Judge Gilstrap of the Eastern District of Texas granted a new trial on damages after Core Wireless (“Core”) was awarded a $3.5 million judgment against LG Electronics (“LG”) for infringement of U.S. Patent Nos. 8,434,020 and 8,713,476. Core Wireless Licensing v. LG Electronics, No. 2:14-cv-911-JRG (E.D. Tex. Aug. 23, 2016). In granting LG’s motion under Federal Rule of Civil Procedure 59 for a new trial on damages (among a number of post-trial motions that the court considered), the court found that the damage award was not supported by substantial evidence.
To grant a new trial under Rule 59, the court may find “the verdict is against the weight of the evidence, the damages awarded are excessive, the trial was unfair, or prejudicial error was committed in its course.” The court must ensure that a jury’s award is supported by substantial evidence, and will grant a new trial when a jury’s damages award is clearly not supported by the evidence.
Core sought a reasonable royalty and provided testimony from a damages expert based on the value of the Android phones sold by LG at the time of an April 2013 hypothetical royalty negotiation. The expert used an estimated value of the non-accused Windows Mobile operating system as a substitute, concluding “that the correct royalty rate would fall ‘somewhere between zero and $2.97.’” Then, “[a]fter establishing that range,” the expert “started from zero and ‘inched up’ by two five-cent increments until he landed on what he believed to be ‘a reasonable number’” of 10 cents per unit, resulting in $3.5 million of damages.
The Court granted a new trial because Core did not present sufficient evidence to support the jury’s damages award. Core’s expert assigned a value to the Windows Mobile operating system solely on a 2008 magazine article, which the Court held was improper because (1) both Windows Mobile and Android were available for free in April 2013, and (2) Core did not show that Windows Mobile practiced the asserted patents. That is, the Court was not convinced that Windows Mobile was an appropriate substitute or bore “any relationship to the incremental value that the patented invention adds to the end product.”
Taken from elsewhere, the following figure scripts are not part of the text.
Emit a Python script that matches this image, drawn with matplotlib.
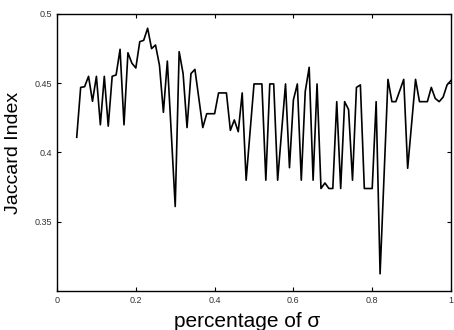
import matplotlib
matplotlib.use("Agg")
import matplotlib.pyplot as plt
import numpy as np

plt.rcParams['font.family'] = ['Liberation Sans', 'DejaVu Sans']

# fraction of sigma (0.05 .. 1.00)
pct = np.round(np.arange(5, 101) / 100.0, 2)

jaccard = [
    0.411, 0.447, 0.4475, 0.455, 0.437, 0.455, 0.420, 0.455, 0.419, 0.455,
    0.456, 0.4745, 0.420, 0.472, 0.4645, 0.461, 0.480, 0.481, 0.4897, 0.475,
    0.4776, 0.463, 0.429, 0.466, 0.414, 0.361, 0.4728, 0.457, 0.418, 0.457,
    0.460, 0.439, 0.418, 0.428, 0.428, 0.428, 0.443, 0.443, 0.443, 0.416,
    0.4235, 0.415, 0.443, 0.380, 0.415, 0.4495, 0.4495, 0.4495, 0.380, 0.4495,
    0.4495, 0.380, 0.415, 0.4495, 0.389, 0.438, 0.4495, 0.380, 0.444, 0.4615,
    0.380, 0.4495, 0.374, 0.378, 0.374, 0.374, 0.4367, 0.374, 0.4367, 0.431,
    0.380, 0.447, 0.4488, 0.374, 0.374, 0.374, 0.4367, 0.3124, 0.3826, 0.4528,
    0.4367, 0.4367, 0.4447, 0.4528, 0.3886, 0.4207, 0.4528, 0.4367, 0.4367, 0.4367,
    0.447, 0.439, 0.4367, 0.440, 0.4488, 0.452,
]

xticks = [0, 0.2, 0.4, 0.6, 0.8, 1]
xticklabels = ['0', '0.2', '0.4', '0.6', '0.8', '1']
yticks = [0.35, 0.4, 0.45, 0.5]
yticklabels = ['0.35', '0.4', '0.45', '0.5']

fig = plt.figure(figsize=(4.54, 3.30), dpi=100)
ax = fig.add_axes([0.1256, 0.1182, 0.8678, 0.8394])

ax.plot(pct, jaccard, color='black', linewidth=1.2)

ax.set_xlim(0, 1)
ax.set_ylim(0.3, 0.5)
ax.set_xticks(xticks)
ax.set_xticklabels(xticklabels)
ax.set_yticks(yticks)
ax.set_yticklabels(yticklabels)
ax.tick_params(direction='in', length=3, width=0.8, labelsize=6.5,
               labelcolor='#333333', top=True, right=True)
for sp in ax.spines.values():
    sp.set_linewidth(1.0)

ax.set_xlabel('percentage of σ', fontsize=15, labelpad=2)
ax.xaxis.set_label_coords(0.482, -0.075)
ax.set_ylabel('Jaccard Index', fontsize=14, labelpad=9)

fig.savefig('out.png', dpi=100)
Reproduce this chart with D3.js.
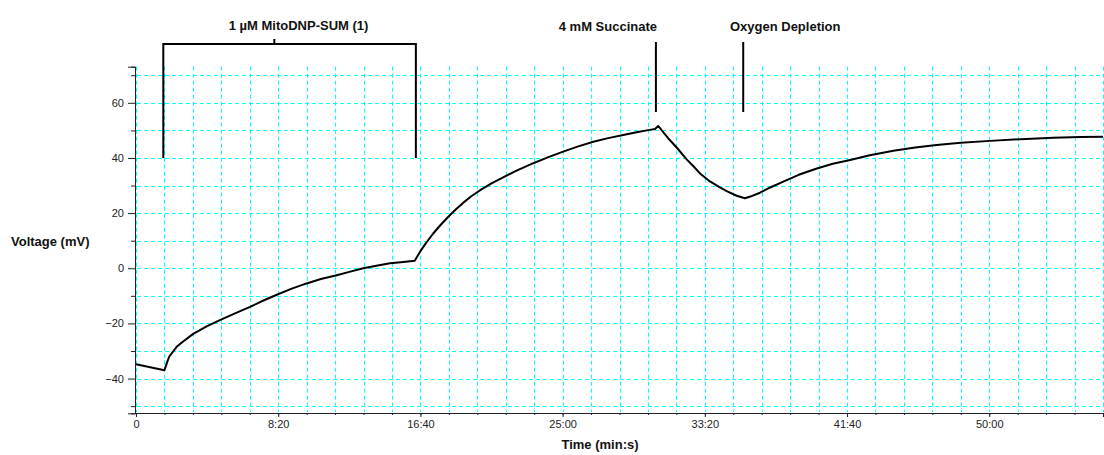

The Court also held that the 10 cent royalty was not supported by substantial evidence. The expert testified that 5 cents per unit would be a typical unit to use for starting to calculate the royalty rate, but Core presented no royalty agreements or other licenses involving the asserted patents to indicate that 5 cents per unit was valid. At most, Core presented one patent pool license that was of little relevance. The expert even testified that per-unit royalties tend to be closer to 0.1 cents, or even less. Furthermore, Core’s expert never fully developed why he stopped at 10 cents, so the Court concluded that this approach was “fundamentally arbitrary and analogous to other ‘rule of thumb’ valuation practices” that the Federal Circuit has repeatedly rejected.
This case is a reaffirmation that, while damages calculations can be tricky and speculative, courts are not willing to uphold damages awards when the calculations appear arbitrary. Core’s damages calculation was rejected because the basis for the calculation relied on dissimilar products with an arbitrary price from years before the hypothetical negotiation and dependent on the expert’s judgment rather than a market standard. Grounding the calculations with established licenses, comparable products, and similar timing to the hypothetical negotiation will make the damages calculation more likely to be survive post-trial motions and avoid remittitur or a new trial.